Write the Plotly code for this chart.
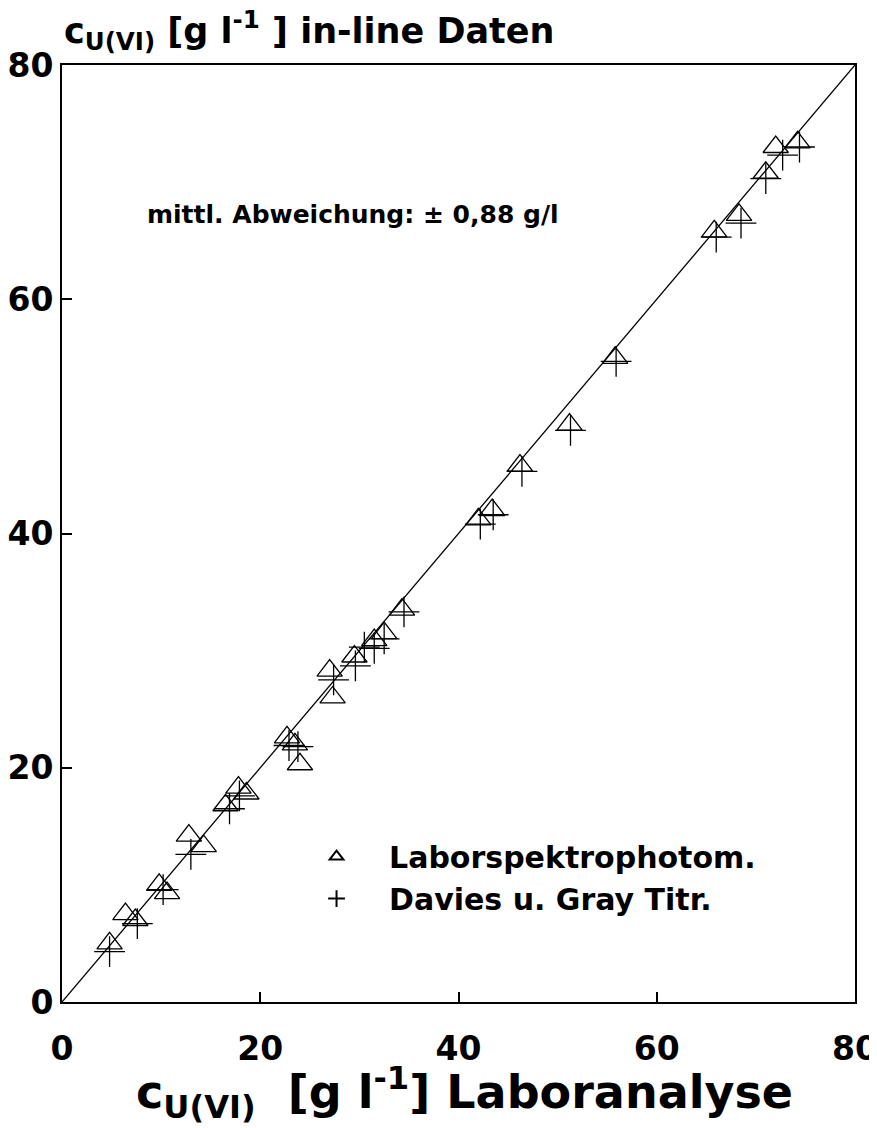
import plotly.graph_objects as go

# Laborspektrophotometrie (triangles)
tri_x = [4.8, 6.4, 7.4, 9.8, 10.6, 12.8, 14.3, 16.5, 17.8, 18.6, 22.7, 23.5, 24.0, 27.3, 27.0,
         29.5, 31.5, 32.5, 34.3, 42.0, 43.4, 46.2, 51.2, 55.8, 65.8, 68.3, 71.0, 72.0, 74.2]
tri_y = [5.0, 7.5, 7.0, 10.0, 9.3, 14.2, 13.3, 16.8, 18.3, 17.8, 22.6, 22.0, 20.3, 26.0, 28.3,
         29.5, 30.9, 31.5, 33.5, 41.2, 42.0, 45.8, 49.3, 55.0, 65.8, 67.2, 70.8, 73.0, 73.4]

# Davies u. Gray Titration (crosses)
crs_x = [4.8, 7.6, 10.2, 13.0, 16.9, 17.9, 22.9, 23.8, 27.4, 29.6, 30.5, 31.5, 32.5, 34.5,
         42.2, 43.5, 46.4, 51.3, 55.9, 66.0, 68.5, 71.0, 72.7, 74.4]
crs_y = [4.3, 6.7, 9.6, 12.6, 16.5, 17.6, 21.9, 21.8, 27.5, 28.7, 30.3, 30.2, 31.0, 33.3,
         40.8, 41.6, 45.3, 48.8, 54.7, 65.3, 66.5, 70.3, 72.3, 73.0]

line_x = [0, 80]
line_y = [0, 80]

tick_vals = [0, 20, 40, 60, 80]

FONT = "DejaVu Sans"

fig = go.Figure()
fig.add_trace(go.Scatter(x=line_x, y=line_y, mode="lines",
                         line=dict(color="black", width=1.3), showlegend=False, hoverinfo="skip"))
fig.add_trace(go.Scatter(x=tri_x, y=tri_y, mode="markers", name="Laborspektrophotom.",
                         marker=dict(symbol="triangle-up-open", size=22, color="black",
                                     line=dict(width=1.3, color="black"))))
fig.add_trace(go.Scatter(x=crs_x, y=crs_y, mode="markers", name="Davies u. Gray Titr.",
                         marker=dict(symbol="cross-thin-open", size=22, color="black",
                                     line=dict(width=1.3, color="black"))))

axis_common = dict(range=[0, 80], tickvals=tick_vals, ticks="inside", ticklen=10, tickwidth=1.5,
                   tickcolor="black", showline=True, linecolor="black", linewidth=2, mirror=True,
                   showgrid=False, zeroline=False, ticklabeloverflow="allow",
                   tickfont=dict(family=FONT, size=33, color="black", weight="bold"))

fig.update_xaxes(**axis_common)
fig.update_yaxes(**axis_common)
fig.update_xaxes(ticklabelstandoff=16)
fig.update_yaxes(ticklabelstandoff=0)

fig.update_layout(
    width=869, height=1120,
    margin=dict(l=54, r=22, t=57, b=126, autoexpand=False),
    paper_bgcolor="white", plot_bgcolor="white",
    showlegend=True,
    legend=dict(x=0.28, y=0.183, xanchor="left", yanchor="top", bgcolor="rgba(0,0,0,0)",
                font=dict(family=FONT, size=30, color="black", weight="bold"),
                itemsizing="constant", itemwidth=95, tracegroupgap=7),
    annotations=[
        dict(text="c<sub>U(VI)</sub> [g l<sup>-1</sup> ] in-line Daten", xref="paper", yref="paper",
             x=0.0, y=1.0, xanchor="left", yanchor="middle", yshift=35, showarrow=False,
             font=dict(family=FONT, size=35, color="black", weight="bold")),
        dict(text="c<sub>U(VI)</sub>  [g l<sup>-1</sup>] Laboranalyse", xref="paper", yref="paper",
             x=0.508, y=0.0, xanchor="center", yanchor="middle", yshift=-90, showarrow=False,
             font=dict(family=FONT, size=46, color="black", weight="bold")),
        dict(text="mittl. Abweichung: ± 0,88 g/l", xref="paper", yref="paper",
             x=0.105, y=0.84, xanchor="left", yanchor="middle", showarrow=False,
             font=dict(family=FONT, size=25, color="black", weight="bold")),
    ],
)

fig.write_html("out.html")
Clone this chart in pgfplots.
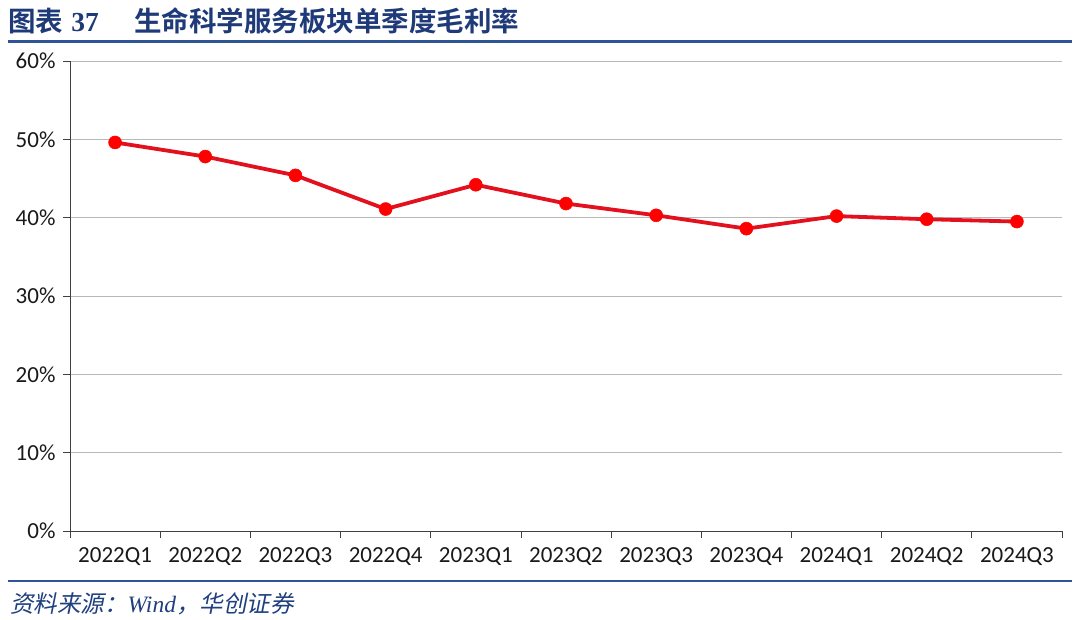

### WHAT TO WORK ON
Repeat the entries exactly and keep the pictures out of the copy.

### EXERCISE SOLUTION
Write the Plotly code for this chart.
import plotly.graph_objects as go

# Laborspektrophotometrie (triangles)
tri_x = [4.8, 6.4, 7.4, 9.8, 10.6, 12.8, 14.3, 16.5, 17.8, 18.6, 22.7, 23.5, 24.0, 27.3, 27.0,
         29.5, 31.5, 32.5, 34.3, 42.0, 43.4, 46.2, 51.2, 55.8, 65.8, 68.3, 71.0, 72.0, 74.2]
tri_y = [5.0, 7.5, 7.0, 10.0, 9.3, 14.2, 13.3, 16.8, 18.3, 17.8, 22.6, 22.0, 20.3, 26.0, 28.3,
         29.5, 30.9, 31.5, 33.5, 41.2, 42.0, 45.8, 49.3, 55.0, 65.8, 67.2, 70.8, 73.0, 73.4]

# Davies u. Gray Titration (crosses)
crs_x = [4.8, 7.6, 10.2, 13.0, 16.9, 17.9, 22.9, 23.8, 27.4, 29.6, 30.5, 31.5, 32.5, 34.5,
         42.2, 43.5, 46.4, 51.3, 55.9, 66.0, 68.5, 71.0, 72.7, 74.4]
crs_y = [4.3, 6.7, 9.6, 12.6, 16.5, 17.6, 21.9, 21.8, 27.5, 28.7, 30.3, 30.2, 31.0, 33.3,
         40.8, 41.6, 45.3, 48.8, 54.7, 65.3, 66.5, 70.3, 72.3, 73.0]

line_x = [0, 80]
line_y = [0, 80]

tick_vals = [0, 20, 40, 60, 80]

FONT = "DejaVu Sans"

fig = go.Figure()
fig.add_trace(go.Scatter(x=line_x, y=line_y, mode="lines",
                         line=dict(color="black", width=1.3), showlegend=False, hoverinfo="skip"))
fig.add_trace(go.Scatter(x=tri_x, y=tri_y, mode="markers", name="Laborspektrophotom.",
                         marker=dict(symbol="triangle-up-open", size=22, color="black",
                                     line=dict(width=1.3, color="black"))))
fig.add_trace(go.Scatter(x=crs_x, y=crs_y, mode="markers", name="Davies u. Gray Titr.",
                         marker=dict(symbol="cross-thin-open", size=22, color="black",
                                     line=dict(width=1.3, color="black"))))

axis_common = dict(range=[0, 80], tickvals=tick_vals, ticks="inside", ticklen=10, tickwidth=1.5,
                   tickcolor="black", showline=True, linecolor="black", linewidth=2, mirror=True,
                   showgrid=False, zeroline=False, ticklabeloverflow="allow",
                   tickfont=dict(family=FONT, size=33, color="black", weight="bold"))

fig.update_xaxes(**axis_common)
fig.update_yaxes(**axis_common)
fig.update_xaxes(ticklabelstandoff=16)
fig.update_yaxes(ticklabelstandoff=0)

fig.update_layout(
    width=869, height=1120,
    margin=dict(l=54, r=22, t=57, b=126, autoexpand=False),
    paper_bgcolor="white", plot_bgcolor="white",
    showlegend=True,
    legend=dict(x=0.28, y=0.183, xanchor="left", yanchor="top", bgcolor="rgba(0,0,0,0)",
                font=dict(family=FONT, size=30, color="black", weight="bold"),
                itemsizing="constant", itemwidth=95, tracegroupgap=7),
    annotations=[
        dict(text="c<sub>U(VI)</sub> [g l<sup>-1</sup> ] in-line Daten", xref="paper", yref="paper",
             x=0.0, y=1.0, xanchor="left", yanchor="middle", yshift=35, showarrow=False,
             font=dict(family=FONT, size=35, color="black", weight="bold")),
        dict(text="c<sub>U(VI)</sub>  [g l<sup>-1</sup>] Laboranalyse", xref="paper", yref="paper",
             x=0.508, y=0.0, xanchor="center", yanchor="middle", yshift=-90, showarrow=False,
             font=dict(family=FONT, size=46, color="black", weight="bold")),
        dict(text="mittl. Abweichung: ± 0,88 g/l", xref="paper", yref="paper",
             x=0.105, y=0.84, xanchor="left", yanchor="middle", showarrow=False,
             font=dict(family=FONT, size=25, color="black", weight="bold")),
    ],
)

fig.write_html("out.html")
Clone this chart in pgfplots.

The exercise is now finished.